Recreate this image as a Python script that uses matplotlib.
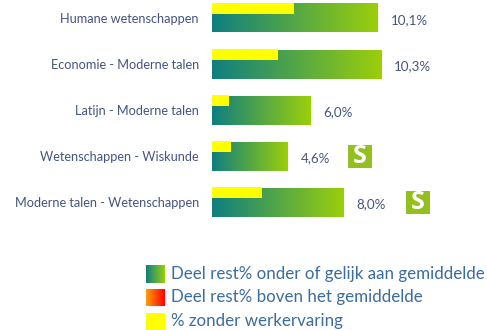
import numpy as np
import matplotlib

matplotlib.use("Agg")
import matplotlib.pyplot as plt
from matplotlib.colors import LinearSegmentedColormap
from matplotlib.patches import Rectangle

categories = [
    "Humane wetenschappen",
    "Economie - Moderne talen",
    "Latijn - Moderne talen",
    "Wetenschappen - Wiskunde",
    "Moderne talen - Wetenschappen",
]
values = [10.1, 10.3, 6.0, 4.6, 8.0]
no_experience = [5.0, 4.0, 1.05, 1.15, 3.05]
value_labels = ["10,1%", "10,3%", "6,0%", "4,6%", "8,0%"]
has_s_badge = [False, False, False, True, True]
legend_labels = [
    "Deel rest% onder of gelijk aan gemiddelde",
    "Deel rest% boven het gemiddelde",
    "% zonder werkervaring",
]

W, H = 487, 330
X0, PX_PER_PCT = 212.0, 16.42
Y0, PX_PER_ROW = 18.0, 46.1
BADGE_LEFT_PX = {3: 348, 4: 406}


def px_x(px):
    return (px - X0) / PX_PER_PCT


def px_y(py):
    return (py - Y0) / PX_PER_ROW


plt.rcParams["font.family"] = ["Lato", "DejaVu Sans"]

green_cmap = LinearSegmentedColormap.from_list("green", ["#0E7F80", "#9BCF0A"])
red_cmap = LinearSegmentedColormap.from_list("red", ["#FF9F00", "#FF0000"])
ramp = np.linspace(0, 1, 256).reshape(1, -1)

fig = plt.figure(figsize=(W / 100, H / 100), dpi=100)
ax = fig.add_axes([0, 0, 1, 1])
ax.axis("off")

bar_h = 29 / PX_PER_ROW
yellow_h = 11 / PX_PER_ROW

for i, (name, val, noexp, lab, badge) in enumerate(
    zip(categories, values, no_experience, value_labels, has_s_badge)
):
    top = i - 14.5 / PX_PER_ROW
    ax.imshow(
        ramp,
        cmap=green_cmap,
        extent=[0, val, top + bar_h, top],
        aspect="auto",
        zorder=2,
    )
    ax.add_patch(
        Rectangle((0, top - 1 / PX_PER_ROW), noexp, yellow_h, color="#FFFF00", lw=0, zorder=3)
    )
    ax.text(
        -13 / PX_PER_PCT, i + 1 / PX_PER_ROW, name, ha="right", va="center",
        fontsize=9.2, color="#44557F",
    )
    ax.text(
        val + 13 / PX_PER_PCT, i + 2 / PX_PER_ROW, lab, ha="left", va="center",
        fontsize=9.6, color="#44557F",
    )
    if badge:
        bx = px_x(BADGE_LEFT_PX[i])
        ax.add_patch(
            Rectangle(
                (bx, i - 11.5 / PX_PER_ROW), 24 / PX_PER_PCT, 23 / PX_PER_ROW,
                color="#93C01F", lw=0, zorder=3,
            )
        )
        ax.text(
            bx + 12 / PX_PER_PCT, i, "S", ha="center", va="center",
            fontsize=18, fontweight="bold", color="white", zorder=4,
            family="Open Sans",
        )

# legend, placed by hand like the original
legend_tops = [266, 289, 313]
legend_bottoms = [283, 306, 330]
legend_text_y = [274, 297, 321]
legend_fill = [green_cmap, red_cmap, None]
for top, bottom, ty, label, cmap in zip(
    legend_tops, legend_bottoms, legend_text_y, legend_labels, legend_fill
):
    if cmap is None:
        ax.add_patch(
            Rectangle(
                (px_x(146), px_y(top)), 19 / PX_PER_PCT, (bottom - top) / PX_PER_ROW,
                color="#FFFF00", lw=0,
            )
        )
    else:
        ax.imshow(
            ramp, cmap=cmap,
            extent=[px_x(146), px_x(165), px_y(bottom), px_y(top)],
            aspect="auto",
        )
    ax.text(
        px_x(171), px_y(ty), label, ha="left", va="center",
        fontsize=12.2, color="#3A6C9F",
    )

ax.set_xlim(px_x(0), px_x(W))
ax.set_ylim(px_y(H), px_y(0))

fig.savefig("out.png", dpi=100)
* * * * *
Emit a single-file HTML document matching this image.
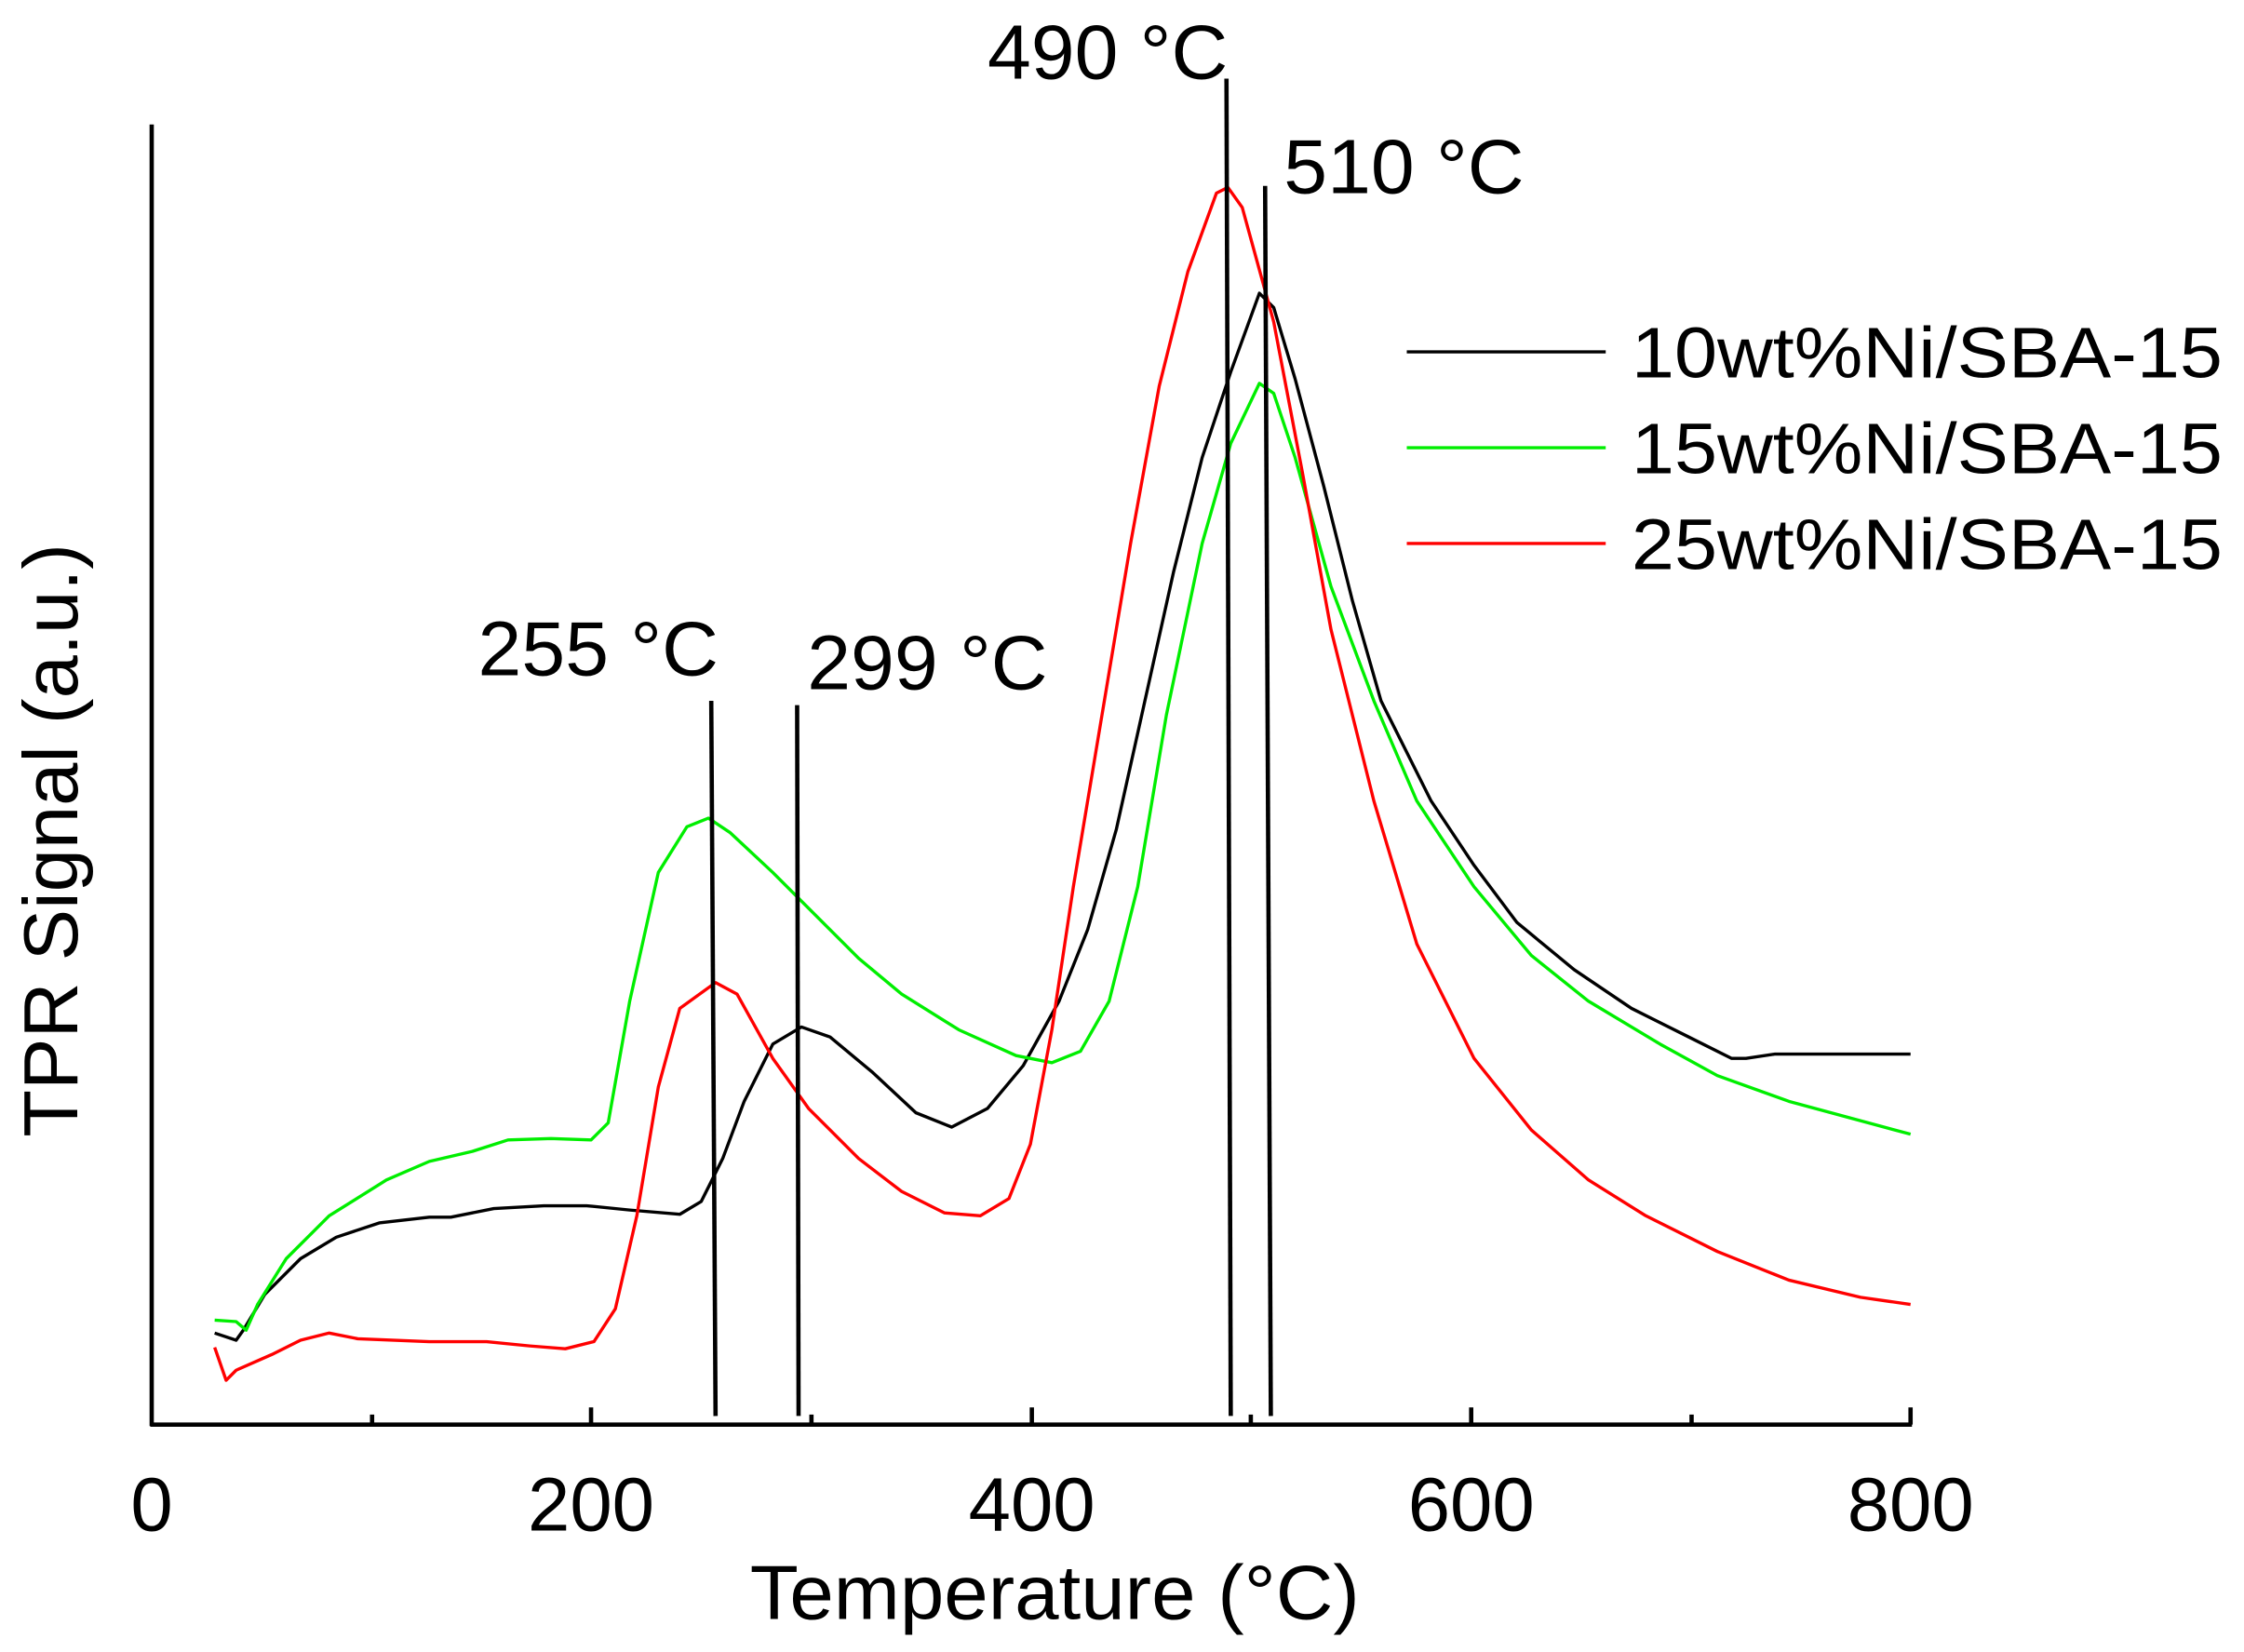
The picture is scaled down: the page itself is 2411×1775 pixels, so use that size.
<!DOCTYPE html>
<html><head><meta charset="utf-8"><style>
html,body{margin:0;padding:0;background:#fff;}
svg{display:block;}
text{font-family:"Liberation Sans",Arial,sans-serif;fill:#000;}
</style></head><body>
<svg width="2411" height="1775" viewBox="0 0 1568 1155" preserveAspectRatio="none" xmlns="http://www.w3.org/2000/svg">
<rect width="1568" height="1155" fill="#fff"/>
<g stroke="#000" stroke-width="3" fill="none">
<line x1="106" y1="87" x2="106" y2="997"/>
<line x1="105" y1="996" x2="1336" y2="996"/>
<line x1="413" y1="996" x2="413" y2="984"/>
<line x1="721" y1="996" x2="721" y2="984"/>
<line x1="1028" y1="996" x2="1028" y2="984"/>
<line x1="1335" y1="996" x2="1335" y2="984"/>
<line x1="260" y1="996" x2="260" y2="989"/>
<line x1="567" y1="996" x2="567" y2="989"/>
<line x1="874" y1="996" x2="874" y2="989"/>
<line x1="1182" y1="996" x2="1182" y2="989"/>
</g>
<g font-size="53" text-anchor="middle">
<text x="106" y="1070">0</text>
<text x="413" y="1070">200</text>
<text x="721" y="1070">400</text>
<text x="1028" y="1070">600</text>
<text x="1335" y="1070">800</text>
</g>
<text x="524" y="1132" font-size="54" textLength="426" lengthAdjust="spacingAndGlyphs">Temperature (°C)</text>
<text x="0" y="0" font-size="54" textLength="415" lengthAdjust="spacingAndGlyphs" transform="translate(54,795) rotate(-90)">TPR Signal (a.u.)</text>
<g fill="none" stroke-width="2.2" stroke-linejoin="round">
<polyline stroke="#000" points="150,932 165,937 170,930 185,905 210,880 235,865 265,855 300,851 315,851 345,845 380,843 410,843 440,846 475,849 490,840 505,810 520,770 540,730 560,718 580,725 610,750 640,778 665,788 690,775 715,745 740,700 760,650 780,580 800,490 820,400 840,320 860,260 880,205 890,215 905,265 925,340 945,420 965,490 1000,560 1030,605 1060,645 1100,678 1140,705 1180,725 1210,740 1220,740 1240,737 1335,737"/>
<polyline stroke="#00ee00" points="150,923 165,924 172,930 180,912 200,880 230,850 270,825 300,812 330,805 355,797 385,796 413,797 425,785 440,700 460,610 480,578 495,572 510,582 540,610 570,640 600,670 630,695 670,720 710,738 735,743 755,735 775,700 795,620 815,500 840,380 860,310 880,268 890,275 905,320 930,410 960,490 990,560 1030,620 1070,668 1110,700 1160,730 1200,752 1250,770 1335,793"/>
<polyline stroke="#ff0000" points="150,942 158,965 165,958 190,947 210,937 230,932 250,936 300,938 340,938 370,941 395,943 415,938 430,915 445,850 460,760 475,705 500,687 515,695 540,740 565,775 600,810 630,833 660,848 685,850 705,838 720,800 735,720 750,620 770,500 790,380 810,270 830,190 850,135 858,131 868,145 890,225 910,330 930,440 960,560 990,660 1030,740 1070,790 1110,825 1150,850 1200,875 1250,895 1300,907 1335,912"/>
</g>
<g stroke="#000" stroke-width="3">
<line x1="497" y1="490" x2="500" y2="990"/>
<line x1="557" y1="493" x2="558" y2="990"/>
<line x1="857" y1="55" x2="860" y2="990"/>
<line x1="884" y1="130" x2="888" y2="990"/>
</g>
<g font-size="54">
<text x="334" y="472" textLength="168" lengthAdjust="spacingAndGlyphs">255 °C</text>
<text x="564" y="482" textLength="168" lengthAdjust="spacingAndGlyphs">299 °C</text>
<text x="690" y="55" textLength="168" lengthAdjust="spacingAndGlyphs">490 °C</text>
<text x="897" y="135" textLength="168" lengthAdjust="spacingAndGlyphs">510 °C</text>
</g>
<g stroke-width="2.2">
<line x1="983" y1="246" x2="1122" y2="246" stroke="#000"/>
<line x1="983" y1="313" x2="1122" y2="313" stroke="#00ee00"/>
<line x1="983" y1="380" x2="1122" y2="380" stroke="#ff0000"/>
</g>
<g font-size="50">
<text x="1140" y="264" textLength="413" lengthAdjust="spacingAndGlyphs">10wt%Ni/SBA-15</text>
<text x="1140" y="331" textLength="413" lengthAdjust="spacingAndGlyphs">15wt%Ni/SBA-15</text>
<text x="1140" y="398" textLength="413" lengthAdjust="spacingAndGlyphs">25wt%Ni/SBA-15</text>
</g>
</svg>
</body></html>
* * * * *
▸ **Brief**: The first line to give again is the one with "Recreate this image", and the last is the one with "from matplotlib.patches import Rectangle". Repeat them and everything between exactly, minus the pictures.

▸ **Solution to this task**:
Recreate this image as a Python script that uses matplotlib.
import numpy as np
import matplotlib

matplotlib.use("Agg")
import matplotlib.pyplot as plt
from matplotlib.colors import LinearSegmentedColormap
from matplotlib.patches import Rectangle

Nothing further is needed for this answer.